Russian President Vladimir Putin shakes hands with Sberbank’s Chief Executive Officer Herman Gref during a meeting at the Kremlin in Moscow, Russia, August 4, 2016. Sputnik/Kremlin/Mikhail Klimentyev/via REUTERS

John Schindler, a former National Security Agency analyst and a former professor of the National War College, has charged Sberbank has operational ties to Russian intelligence.

Writing in an opinion article in the New York Observer last April, Schindler asserted that, “funds moving through Sberbank are regularly used to support clandestine Russian intelligence operations, while the bank uses its offices abroad as cover for the Russian Foreign Intelligence Service or SVR.”

“A NATO counterintelligence official explained that Sberbank, which has outposts in almost two dozen foreign countries, ‘functions as a sort of arm of the SVR outside Russia, especially because many of its senior employees are ‘former’ Russian intelligence officers,” he said. “Inside the country, Sberbank has an equally cozy relationship with the Federal Security Service or FSB, Russia’s powerful domestic intelligence agency.”

Sergey Aleksashenko, formerly the deputy chairman of the Central Bank of Russia and later the head of Merrill Lynch in Russia, agreed with Schindler’s assessment.

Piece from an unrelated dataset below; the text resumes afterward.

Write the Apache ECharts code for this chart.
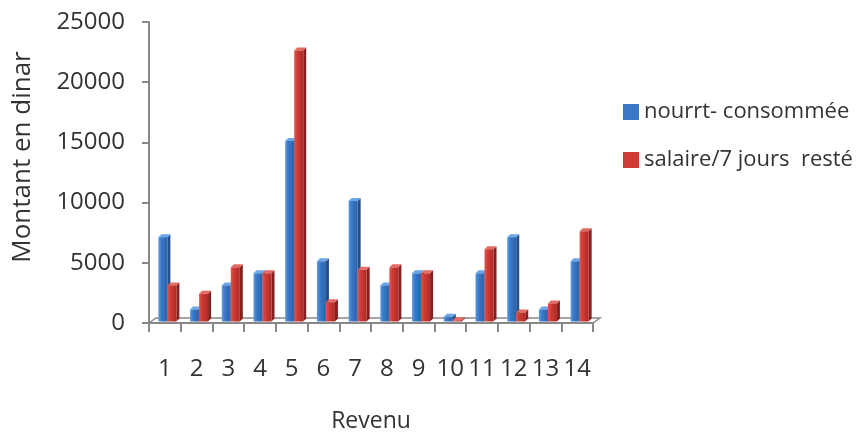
<!DOCTYPE html>
<html>
<head>
<meta charset="utf-8">
<title>Montant en dinar par revenu</title>
<script src="https://cdn.jsdelivr.net/npm/echarts@6/dist/echarts.min.js"></script>
<style>
  html, body { margin: 0; padding: 0; background: #ffffff; }
  #chart { width: 865px; height: 434px; }
</style>
</head>
<body>
<div id="chart"></div>
<script>
// Revenue classes on the horizontal axis
const categories = ['1', '2', '3', '4', '5', '6', '7', '8', '9', '10', '11', '12', '13', '14'];
// Food consumed (dinar)
const nourritureConsommee = [7000, 1000, 3000, 4000, 15000, 5000, 10000, 3000, 4000, 400, 4000, 7000, 1000, 5000];
// Remaining salary per 7 days (dinar)
const salaireReste = [3000, 2300, 4500, 4000, 22500, 1600, 4300, 4500, 4000, 100, 6000, 750, 1500, 7500];
// Value axis ticks
const yTicks = [0, 5000, 10000, 15000, 20000, 25000];

const seriesNames = ['nourrt- consommée', 'salaire/7 jours  resté'];
const FONT = '"Open Sans", "DejaVu Sans", sans-serif';
const TEXT = '#333333';
const AXIS = '#888888';

const palettes = [
  { front: ['#5b9be2', '#3a78c6', '#2c62aa'], side: '#234f8a', top: '#6aa6e8', legend: '#3a78c6' },
  { front: ['#e0564f', '#cf3a34', '#ad2b27'], side: '#852020', top: '#e56a63', legend: '#cf3a34' }
];

// Column with a thin extruded side and top to give a shaded 3D look
function columnRenderer(idx) {
  const pal = palettes[idx];
  return function (params, api) {
    const cat = api.value(0);
    const val = api.value(1);
    const base = api.coord([cat, 0]);
    const top = api.coord([cat, val]);
    const band = api.size([1, 0])[0];
    const w = band * 0.284;
    const d = 3;
    const lift = 1.5;
    const x0 = base[0] - band * 0.205 + idx * w;
    const yb = base[1] - lift;
    const yt = Math.min(top[1] - lift, yb);
    return {
      type: 'group',
      children: [
        {
          type: 'polygon',
          shape: { points: [[x0 + w, yb], [x0 + w, yt], [x0 + w + d, yt - d], [x0 + w + d, yb - d]] },
          style: { fill: pal.side }
        },
        {
          type: 'polygon',
          shape: { points: [[x0, yt], [x0 + d, yt - d], [x0 + w + d, yt - d], [x0 + w, yt]] },
          style: { fill: pal.top }
        },
        {
          type: 'rect',
          shape: { x: x0, y: yt, width: w, height: yb - yt },
          style: {
            fill: new echarts.graphic.LinearGradient(0, 0, 1, 0, [
              { offset: 0, color: pal.front[0] },
              { offset: 0.35, color: pal.front[1] },
              { offset: 1, color: pal.front[2] }
            ])
          }
        }
      ]
    };
  };
}

// Floor of the plot: slanted back edge and right edge
function floorRenderer(params, api) {
  const band = api.size([1, 0])[0];
  const first = api.coord([0, 0]);
  const last = api.coord([categories.length - 1, 0]);
  const xl = first[0] - band / 2;
  const xr = last[0] + band / 2;
  const y = first[1];
  const dx = 7, dy = 5;
  return {
    type: 'polyline',
    shape: { points: [[xl, y], [xl + dx, y - dy], [xr + dx, y - dy], [xr, y]] },
    style: { stroke: AXIS, lineWidth: 1.5, fill: null }
  };
}

const chart = echarts.init(document.getElementById('chart'), null, { renderer: 'canvas' });

chart.setOption({
  animation: false,
  backgroundColor: '#ffffff',
  textStyle: { fontFamily: FONT },
  grid: { left: 149, right: 272, top: 22, bottom: 111, containLabel: false, outerBoundsMode: 'none' },
  legend: {
    data: seriesNames,
    orient: 'vertical',
    left: 618,
    top: 96,
    itemWidth: 16,
    itemHeight: 16,
    itemGap: 26,
    icon: 'rect',
    textStyle: { fontFamily: FONT, fontSize: 22, color: TEXT }
  },
  graphic: [
    {
      type: 'text',
      x: 23,
      y: 157,
      rotation: Math.PI / 2,
      style: {
        text: 'Montant en dinar',
        fontFamily: FONT,
        fontSize: 26,
        fill: TEXT,
        align: 'center',
        verticalAlign: 'middle'
      }
    }
  ],
  xAxis: {
    type: 'category',
    data: categories,
    name: 'Revenu',
    nameLocation: 'middle',
    nameGap: 87,
    nameTextStyle: { fontFamily: FONT, fontSize: 23, color: TEXT },
    axisLine: { lineStyle: { color: AXIS, width: 2 } },
    axisTick: { show: true, length: 9, lineStyle: { color: AXIS, width: 2 } },
    axisLabel: { interval: 0, hideOverlap: false, fontFamily: FONT, fontSize: 24, color: TEXT, margin: 34 }
  },
  yAxis: {
    type: 'value',
    min: yTicks[0],
    max: yTicks[yTicks.length - 1],
    interval: yTicks[1] - yTicks[0],
    axisLine: { show: true, lineStyle: { color: AXIS, width: 2 } },
    axisTick: { show: true, length: 7, lineStyle: { color: AXIS, width: 2 } },
    splitLine: { show: false },
    axisLabel: { fontFamily: FONT, fontSize: 24, color: TEXT, margin: 24, formatter: (v) => String(v) }
  },
  series: [
    {
      name: 'floor',
      type: 'custom',
      silent: true,
      renderItem: floorRenderer,
      data: [[0, 0]],
      z: 1
    },
    {
      name: seriesNames[0],
      type: 'custom',
      renderItem: columnRenderer(0),
      itemStyle: { color: palettes[0].legend },
      encode: { x: 0, y: 1 },
      data: nourritureConsommee.map((v, i) => [i, v]),
      z: 2
    },
    {
      name: seriesNames[1],
      type: 'custom',
      renderItem: columnRenderer(1),
      itemStyle: { color: palettes[1].legend },
      encode: { x: 0, y: 1 },
      data: salaireReste.map((v, i) => [i, v]),
      z: 3
    }
  ]
});
</script>
</body>
</html>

“It is a long-time tradition that in any state-run bank there are people from intelligence and security services,” he told TheDCNF. “It’s not a big surprise.” Aleksashenko currently is a guest fellow at the liberal Brookings Institution.

Roman Borisovich, who once headed Russia’s largest insurance company and has been a banker in London and on Wall Street, told TheDCNF, “The bank is basically an extension of Kremlin power into the world of finance.”

Former U.S. Attorney Joseph DiGenova told TheDCNF Podesta should have registered with the Justice Department.

He said Sberbank’s ties to Russian intelligence agencies clinched it. “It’s all the more reason why they should have registered. They were representing a direct organ of the Russian government engaged in espionage.”

“The truth is you always err in favor of registration, but Podesta didn’t want to register because it wouldn’t look good, even for a Democrat. So, what they did was they didn’t register.”

DiGenova was rueful over the double standard being applied about ties to Russia. “It’s axiomatic that what is forbidden for Republicans is permitted for Democrats.”

It’s also unclear whether the Sberbank lobbyists were truthful when they asserted the bank was facing a cash crunch because of economic sanctions.

A congressional source who sat in on the Sberbank presentations said that the paid lobbyist and Elena Teplitskaya, Sberbank’s board chairman, both claimed they were facing serious cash flow problems because of the sanctions. He talked to TheDCNF only on the grounds of anonymity.

Teplitskaya claimed the bank might be unable to purchase $550 million worth of aircraft from Boeing, and that it also was facing difficulty competing in Europe because of its debt.

However, in a Feb. 22 meeting this year with Putin in the Kremlin, German Gef, Sberbank’s CEO and Chairman, boasted they had the “most successful year ever.”

“As far as our financial results go, it was the bank’s most successful year ever. We earned a net profit of 517 billion rubles, according to Russian accounting standards,” Gef told Putin.

Sberbank’s New York office did not return calls by TheDCNF.